## STATED EXERCISE
Set the data down again, exactly as it reads, but without the pictures.

## DATA BLOCK
╔══

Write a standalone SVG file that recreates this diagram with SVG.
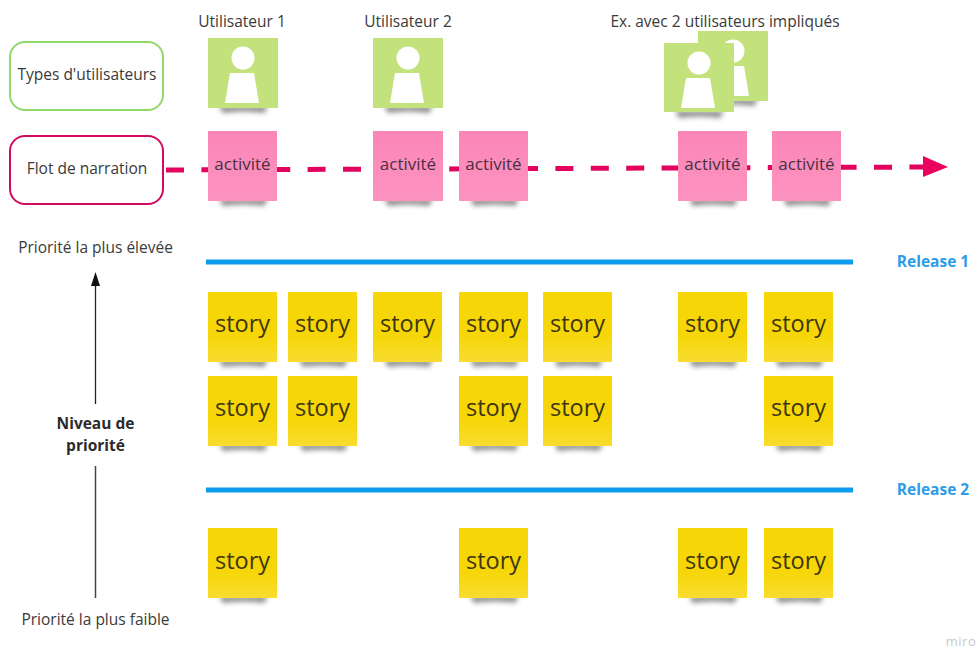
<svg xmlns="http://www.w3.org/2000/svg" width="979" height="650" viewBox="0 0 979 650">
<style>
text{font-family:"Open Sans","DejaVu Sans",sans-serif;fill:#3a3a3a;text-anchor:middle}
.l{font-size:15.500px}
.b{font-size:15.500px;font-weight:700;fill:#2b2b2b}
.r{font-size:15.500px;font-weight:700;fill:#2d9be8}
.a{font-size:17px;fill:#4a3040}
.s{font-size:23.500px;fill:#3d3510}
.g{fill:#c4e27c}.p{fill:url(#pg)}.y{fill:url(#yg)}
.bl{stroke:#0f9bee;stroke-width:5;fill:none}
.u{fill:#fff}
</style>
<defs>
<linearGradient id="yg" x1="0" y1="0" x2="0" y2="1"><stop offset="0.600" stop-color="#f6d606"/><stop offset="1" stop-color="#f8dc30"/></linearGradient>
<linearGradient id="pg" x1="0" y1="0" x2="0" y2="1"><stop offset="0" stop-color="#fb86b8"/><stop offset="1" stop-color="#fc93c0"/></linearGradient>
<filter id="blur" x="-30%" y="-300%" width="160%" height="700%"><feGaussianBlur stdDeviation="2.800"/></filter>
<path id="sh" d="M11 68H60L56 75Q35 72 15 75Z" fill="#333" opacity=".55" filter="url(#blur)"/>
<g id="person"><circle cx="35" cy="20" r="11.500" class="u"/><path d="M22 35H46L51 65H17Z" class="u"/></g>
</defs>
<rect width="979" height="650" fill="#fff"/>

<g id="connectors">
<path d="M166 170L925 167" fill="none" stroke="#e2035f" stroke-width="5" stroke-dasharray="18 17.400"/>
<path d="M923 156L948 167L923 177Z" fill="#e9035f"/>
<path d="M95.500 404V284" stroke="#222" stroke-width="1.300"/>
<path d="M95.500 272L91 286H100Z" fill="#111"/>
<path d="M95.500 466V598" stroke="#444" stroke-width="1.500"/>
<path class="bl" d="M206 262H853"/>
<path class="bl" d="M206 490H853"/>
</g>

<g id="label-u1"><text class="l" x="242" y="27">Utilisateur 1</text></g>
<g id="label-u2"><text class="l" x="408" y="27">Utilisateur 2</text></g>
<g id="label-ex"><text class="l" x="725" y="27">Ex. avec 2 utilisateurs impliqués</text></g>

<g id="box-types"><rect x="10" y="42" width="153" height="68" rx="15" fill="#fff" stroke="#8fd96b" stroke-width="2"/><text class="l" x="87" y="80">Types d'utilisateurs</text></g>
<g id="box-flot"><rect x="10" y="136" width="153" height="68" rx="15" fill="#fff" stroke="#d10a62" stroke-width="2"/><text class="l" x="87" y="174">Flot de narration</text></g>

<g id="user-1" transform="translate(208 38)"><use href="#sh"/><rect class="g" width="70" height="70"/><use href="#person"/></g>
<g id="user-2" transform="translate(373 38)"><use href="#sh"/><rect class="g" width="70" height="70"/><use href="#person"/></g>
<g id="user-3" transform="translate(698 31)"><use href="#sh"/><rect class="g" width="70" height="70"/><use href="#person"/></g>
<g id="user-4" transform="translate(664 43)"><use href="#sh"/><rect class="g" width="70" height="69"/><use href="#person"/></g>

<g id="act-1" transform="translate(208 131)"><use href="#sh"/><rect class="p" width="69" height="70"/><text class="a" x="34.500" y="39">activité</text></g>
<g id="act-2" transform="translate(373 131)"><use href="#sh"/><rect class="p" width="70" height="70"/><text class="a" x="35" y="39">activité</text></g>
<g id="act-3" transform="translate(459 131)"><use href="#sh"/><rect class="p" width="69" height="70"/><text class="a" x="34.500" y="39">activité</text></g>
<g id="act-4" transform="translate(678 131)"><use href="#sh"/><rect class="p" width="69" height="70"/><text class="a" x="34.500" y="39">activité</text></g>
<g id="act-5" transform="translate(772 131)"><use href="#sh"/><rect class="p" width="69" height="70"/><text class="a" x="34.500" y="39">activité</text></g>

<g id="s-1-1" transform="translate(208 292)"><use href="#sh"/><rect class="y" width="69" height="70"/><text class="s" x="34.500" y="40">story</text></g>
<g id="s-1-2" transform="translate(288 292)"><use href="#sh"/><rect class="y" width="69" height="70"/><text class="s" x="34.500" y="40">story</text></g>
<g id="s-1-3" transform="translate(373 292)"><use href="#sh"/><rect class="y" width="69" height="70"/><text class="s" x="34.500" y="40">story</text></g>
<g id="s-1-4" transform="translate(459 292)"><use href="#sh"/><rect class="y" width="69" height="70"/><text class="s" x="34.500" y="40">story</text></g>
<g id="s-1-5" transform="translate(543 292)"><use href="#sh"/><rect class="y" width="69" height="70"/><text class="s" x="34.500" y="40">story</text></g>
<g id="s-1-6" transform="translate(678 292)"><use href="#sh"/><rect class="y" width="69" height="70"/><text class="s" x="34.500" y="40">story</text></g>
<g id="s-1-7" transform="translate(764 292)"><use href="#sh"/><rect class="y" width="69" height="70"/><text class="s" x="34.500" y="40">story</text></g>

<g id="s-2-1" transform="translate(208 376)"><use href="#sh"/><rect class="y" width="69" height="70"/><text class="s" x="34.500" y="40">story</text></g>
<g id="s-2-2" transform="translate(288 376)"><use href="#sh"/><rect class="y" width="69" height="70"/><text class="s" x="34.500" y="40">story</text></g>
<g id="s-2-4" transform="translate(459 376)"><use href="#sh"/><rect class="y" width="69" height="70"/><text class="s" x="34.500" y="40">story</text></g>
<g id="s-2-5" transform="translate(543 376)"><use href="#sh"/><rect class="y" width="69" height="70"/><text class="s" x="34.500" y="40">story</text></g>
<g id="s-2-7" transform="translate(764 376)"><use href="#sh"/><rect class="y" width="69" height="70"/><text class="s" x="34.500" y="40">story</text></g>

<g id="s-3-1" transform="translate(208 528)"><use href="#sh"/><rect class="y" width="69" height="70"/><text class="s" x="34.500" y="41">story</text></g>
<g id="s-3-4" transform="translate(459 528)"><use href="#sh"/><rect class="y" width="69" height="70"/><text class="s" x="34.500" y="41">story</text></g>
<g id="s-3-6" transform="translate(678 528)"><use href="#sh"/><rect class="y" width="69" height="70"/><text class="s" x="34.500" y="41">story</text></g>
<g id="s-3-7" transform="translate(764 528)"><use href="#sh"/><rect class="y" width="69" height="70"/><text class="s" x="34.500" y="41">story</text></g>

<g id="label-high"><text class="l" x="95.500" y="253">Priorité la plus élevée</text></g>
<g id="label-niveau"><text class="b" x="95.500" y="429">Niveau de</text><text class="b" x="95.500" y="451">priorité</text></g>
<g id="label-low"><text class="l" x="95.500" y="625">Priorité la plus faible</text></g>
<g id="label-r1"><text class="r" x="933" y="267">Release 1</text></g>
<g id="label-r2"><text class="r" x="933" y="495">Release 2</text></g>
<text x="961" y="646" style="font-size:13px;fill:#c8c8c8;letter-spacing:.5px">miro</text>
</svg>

╚══

## THE SOLUTION
Write a standalone SVG file that recreates this diagram with SVG.
<svg xmlns="http://www.w3.org/2000/svg" width="979" height="650" viewBox="0 0 979 650">
<style>
text{font-family:"Open Sans","DejaVu Sans",sans-serif;fill:#3a3a3a;text-anchor:middle}
.l{font-size:15.500px}
.b{font-size:15.500px;font-weight:700;fill:#2b2b2b}
.r{font-size:15.500px;font-weight:700;fill:#2d9be8}
.a{font-size:17px;fill:#4a3040}
.s{font-size:23.500px;fill:#3d3510}
.g{fill:#c4e27c}.p{fill:url(#pg)}.y{fill:url(#yg)}
.bl{stroke:#0f9bee;stroke-width:5;fill:none}
.u{fill:#fff}
</style>
<defs>
<linearGradient id="yg" x1="0" y1="0" x2="0" y2="1"><stop offset="0.600" stop-color="#f6d606"/><stop offset="1" stop-color="#f8dc30"/></linearGradient>
<linearGradient id="pg" x1="0" y1="0" x2="0" y2="1"><stop offset="0" stop-color="#fb86b8"/><stop offset="1" stop-color="#fc93c0"/></linearGradient>
<filter id="blur" x="-30%" y="-300%" width="160%" height="700%"><feGaussianBlur stdDeviation="2.800"/></filter>
<path id="sh" d="M11 68H60L56 75Q35 72 15 75Z" fill="#333" opacity=".55" filter="url(#blur)"/>
<g id="person"><circle cx="35" cy="20" r="11.500" class="u"/><path d="M22 35H46L51 65H17Z" class="u"/></g>
</defs>
<rect width="979" height="650" fill="#fff"/>

<g id="connectors">
<path d="M166 170L925 167" fill="none" stroke="#e2035f" stroke-width="5" stroke-dasharray="18 17.400"/>
<path d="M923 156L948 167L923 177Z" fill="#e9035f"/>
<path d="M95.500 404V284" stroke="#222" stroke-width="1.300"/>
<path d="M95.500 272L91 286H100Z" fill="#111"/>
<path d="M95.500 466V598" stroke="#444" stroke-width="1.500"/>
<path class="bl" d="M206 262H853"/>
<path class="bl" d="M206 490H853"/>
</g>

<g id="label-u1"><text class="l" x="242" y="27">Utilisateur 1</text></g>
<g id="label-u2"><text class="l" x="408" y="27">Utilisateur 2</text></g>
<g id="label-ex"><text class="l" x="725" y="27">Ex. avec 2 utilisateurs impliqués</text></g>

<g id="box-types"><rect x="10" y="42" width="153" height="68" rx="15" fill="#fff" stroke="#8fd96b" stroke-width="2"/><text class="l" x="87" y="80">Types d'utilisateurs</text></g>
<g id="box-flot"><rect x="10" y="136" width="153" height="68" rx="15" fill="#fff" stroke="#d10a62" stroke-width="2"/><text class="l" x="87" y="174">Flot de narration</text></g>

<g id="user-1" transform="translate(208 38)"><use href="#sh"/><rect class="g" width="70" height="70"/><use href="#person"/></g>
<g id="user-2" transform="translate(373 38)"><use href="#sh"/><rect class="g" width="70" height="70"/><use href="#person"/></g>
<g id="user-3" transform="translate(698 31)"><use href="#sh"/><rect class="g" width="70" height="70"/><use href="#person"/></g>
<g id="user-4" transform="translate(664 43)"><use href="#sh"/><rect class="g" width="70" height="69"/><use href="#person"/></g>

<g id="act-1" transform="translate(208 131)"><use href="#sh"/><rect class="p" width="69" height="70"/><text class="a" x="34.500" y="39">activité</text></g>
<g id="act-2" transform="translate(373 131)"><use href="#sh"/><rect class="p" width="70" height="70"/><text class="a" x="35" y="39">activité</text></g>
<g id="act-3" transform="translate(459 131)"><use href="#sh"/><rect class="p" width="69" height="70"/><text class="a" x="34.500" y="39">activité</text></g>
<g id="act-4" transform="translate(678 131)"><use href="#sh"/><rect class="p" width="69" height="70"/><text class="a" x="34.500" y="39">activité</text></g>
<g id="act-5" transform="translate(772 131)"><use href="#sh"/><rect class="p" width="69" height="70"/><text class="a" x="34.500" y="39">activité</text></g>

<g id="s-1-1" transform="translate(208 292)"><use href="#sh"/><rect class="y" width="69" height="70"/><text class="s" x="34.500" y="40">story</text></g>
<g id="s-1-2" transform="translate(288 292)"><use href="#sh"/><rect class="y" width="69" height="70"/><text class="s" x="34.500" y="40">story</text></g>
<g id="s-1-3" transform="translate(373 292)"><use href="#sh"/><rect class="y" width="69" height="70"/><text class="s" x="34.500" y="40">story</text></g>
<g id="s-1-4" transform="translate(459 292)"><use href="#sh"/><rect class="y" width="69" height="70"/><text class="s" x="34.500" y="40">story</text></g>
<g id="s-1-5" transform="translate(543 292)"><use href="#sh"/><rect class="y" width="69" height="70"/><text class="s" x="34.500" y="40">story</text></g>
<g id="s-1-6" transform="translate(678 292)"><use href="#sh"/><rect class="y" width="69" height="70"/><text class="s" x="34.500" y="40">story</text></g>
<g id="s-1-7" transform="translate(764 292)"><use href="#sh"/><rect class="y" width="69" height="70"/><text class="s" x="34.500" y="40">story</text></g>

<g id="s-2-1" transform="translate(208 376)"><use href="#sh"/><rect class="y" width="69" height="70"/><text class="s" x="34.500" y="40">story</text></g>
<g id="s-2-2" transform="translate(288 376)"><use href="#sh"/><rect class="y" width="69" height="70"/><text class="s" x="34.500" y="40">story</text></g>
<g id="s-2-4" transform="translate(459 376)"><use href="#sh"/><rect class="y" width="69" height="70"/><text class="s" x="34.500" y="40">story</text></g>
<g id="s-2-5" transform="translate(543 376)"><use href="#sh"/><rect class="y" width="69" height="70"/><text class="s" x="34.500" y="40">story</text></g>
<g id="s-2-7" transform="translate(764 376)"><use href="#sh"/><rect class="y" width="69" height="70"/><text class="s" x="34.500" y="40">story</text></g>

<g id="s-3-1" transform="translate(208 528)"><use href="#sh"/><rect class="y" width="69" height="70"/><text class="s" x="34.500" y="41">story</text></g>
<g id="s-3-4" transform="translate(459 528)"><use href="#sh"/><rect class="y" width="69" height="70"/><text class="s" x="34.500" y="41">story</text></g>
<g id="s-3-6" transform="translate(678 528)"><use href="#sh"/><rect class="y" width="69" height="70"/><text class="s" x="34.500" y="41">story</text></g>
<g id="s-3-7" transform="translate(764 528)"><use href="#sh"/><rect class="y" width="69" height="70"/><text class="s" x="34.500" y="41">story</text></g>

<g id="label-high"><text class="l" x="95.500" y="253">Priorité la plus élevée</text></g>
<g id="label-niveau"><text class="b" x="95.500" y="429">Niveau de</text><text class="b" x="95.500" y="451">priorité</text></g>
<g id="label-low"><text class="l" x="95.500" y="625">Priorité la plus faible</text></g>
<g id="label-r1"><text class="r" x="933" y="267">Release 1</text></g>
<g id="label-r2"><text class="r" x="933" y="495">Release 2</text></g>
<text x="961" y="646" style="font-size:13px;fill:#c8c8c8;letter-spacing:.5px">miro</text>
</svg>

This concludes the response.